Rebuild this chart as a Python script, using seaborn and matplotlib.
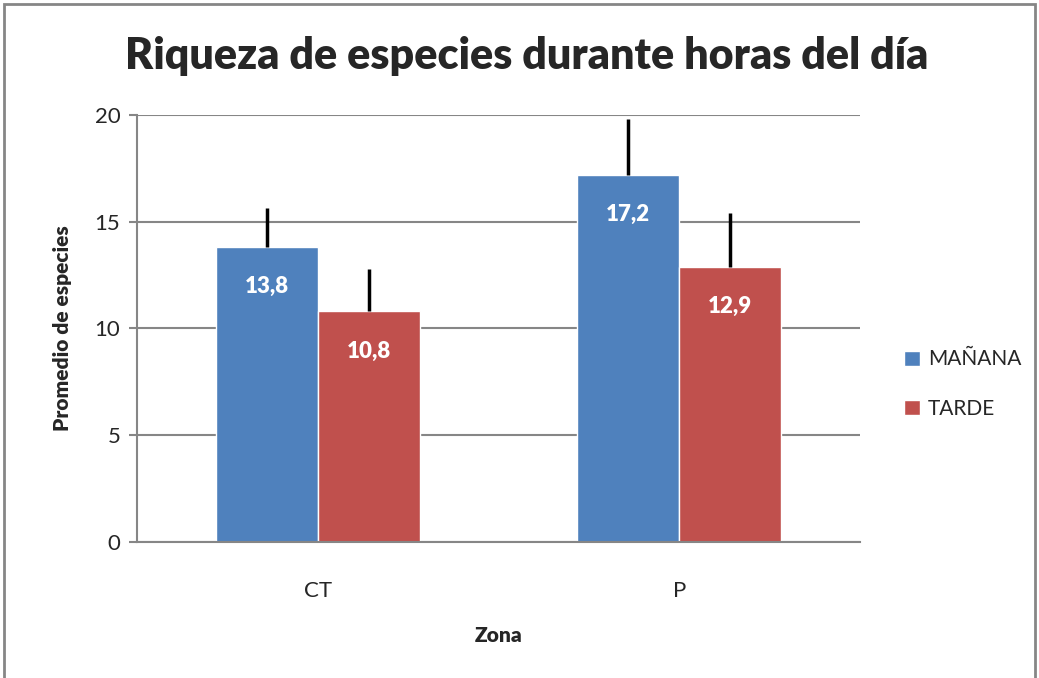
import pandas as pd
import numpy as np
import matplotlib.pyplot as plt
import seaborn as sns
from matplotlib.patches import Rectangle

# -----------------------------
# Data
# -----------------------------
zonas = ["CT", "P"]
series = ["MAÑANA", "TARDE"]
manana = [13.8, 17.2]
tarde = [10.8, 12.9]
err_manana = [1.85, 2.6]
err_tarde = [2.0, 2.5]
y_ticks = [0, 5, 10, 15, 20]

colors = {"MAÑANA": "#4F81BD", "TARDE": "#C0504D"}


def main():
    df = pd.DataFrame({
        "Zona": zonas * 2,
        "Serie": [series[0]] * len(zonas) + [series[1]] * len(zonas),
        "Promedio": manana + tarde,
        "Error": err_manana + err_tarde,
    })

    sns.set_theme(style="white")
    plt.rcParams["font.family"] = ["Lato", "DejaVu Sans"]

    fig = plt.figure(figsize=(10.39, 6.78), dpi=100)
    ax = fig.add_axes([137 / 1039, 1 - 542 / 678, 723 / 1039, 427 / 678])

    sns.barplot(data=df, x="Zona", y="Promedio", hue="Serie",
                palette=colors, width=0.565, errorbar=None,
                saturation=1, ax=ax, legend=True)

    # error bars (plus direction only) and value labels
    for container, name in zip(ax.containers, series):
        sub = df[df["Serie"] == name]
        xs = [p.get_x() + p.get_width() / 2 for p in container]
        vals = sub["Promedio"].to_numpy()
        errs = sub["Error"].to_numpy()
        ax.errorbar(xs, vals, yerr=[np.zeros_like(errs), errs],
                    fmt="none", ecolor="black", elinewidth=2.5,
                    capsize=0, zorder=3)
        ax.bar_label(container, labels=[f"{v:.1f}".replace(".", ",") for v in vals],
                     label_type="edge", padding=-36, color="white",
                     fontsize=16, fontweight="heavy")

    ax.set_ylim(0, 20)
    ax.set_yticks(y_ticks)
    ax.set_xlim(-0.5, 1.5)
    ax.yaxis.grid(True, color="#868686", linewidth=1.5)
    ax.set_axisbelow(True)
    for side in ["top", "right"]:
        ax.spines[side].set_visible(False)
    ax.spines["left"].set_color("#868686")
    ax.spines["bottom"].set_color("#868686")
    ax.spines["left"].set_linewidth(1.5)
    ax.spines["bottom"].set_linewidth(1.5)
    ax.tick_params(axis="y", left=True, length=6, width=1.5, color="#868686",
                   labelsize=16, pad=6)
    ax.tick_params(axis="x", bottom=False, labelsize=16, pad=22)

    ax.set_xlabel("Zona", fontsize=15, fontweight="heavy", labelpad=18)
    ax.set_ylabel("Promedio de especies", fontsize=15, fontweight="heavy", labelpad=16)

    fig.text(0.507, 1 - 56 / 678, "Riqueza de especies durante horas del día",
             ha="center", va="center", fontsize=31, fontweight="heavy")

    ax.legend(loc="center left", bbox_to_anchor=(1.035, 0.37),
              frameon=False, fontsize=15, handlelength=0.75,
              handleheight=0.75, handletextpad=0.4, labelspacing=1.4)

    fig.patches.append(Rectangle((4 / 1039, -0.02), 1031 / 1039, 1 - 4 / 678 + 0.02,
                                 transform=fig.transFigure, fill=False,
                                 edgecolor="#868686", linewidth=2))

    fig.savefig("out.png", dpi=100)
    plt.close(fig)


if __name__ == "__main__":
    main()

The task: Pictures are excluded; extract exactly the lines from the start of the data through the line that holds "saturation=1, ax=ax, legend=True)", both ends included.

Answer to this problem:
Rebuild this chart as a Python script, using seaborn and matplotlib.
import pandas as pd
import numpy as np
import matplotlib.pyplot as plt
import seaborn as sns
from matplotlib.patches import Rectangle

# -----------------------------
# Data
# -----------------------------
zonas = ["CT", "P"]
series = ["MAÑANA", "TARDE"]
manana = [13.8, 17.2]
tarde = [10.8, 12.9]
err_manana = [1.85, 2.6]
err_tarde = [2.0, 2.5]
y_ticks = [0, 5, 10, 15, 20]

colors = {"MAÑANA": "#4F81BD", "TARDE": "#C0504D"}


def main():
    df = pd.DataFrame({
        "Zona": zonas * 2,
        "Serie": [series[0]] * len(zonas) + [series[1]] * len(zonas),
        "Promedio": manana + tarde,
        "Error": err_manana + err_tarde,
    })

    sns.set_theme(style="white")
    plt.rcParams["font.family"] = ["Lato", "DejaVu Sans"]

    fig = plt.figure(figsize=(10.39, 6.78), dpi=100)
    ax = fig.add_axes([137 / 1039, 1 - 542 / 678, 723 / 1039, 427 / 678])

    sns.barplot(data=df, x="Zona", y="Promedio", hue="Serie",
                palette=colors, width=0.565, errorbar=None,
                saturation=1, ax=ax, legend=True)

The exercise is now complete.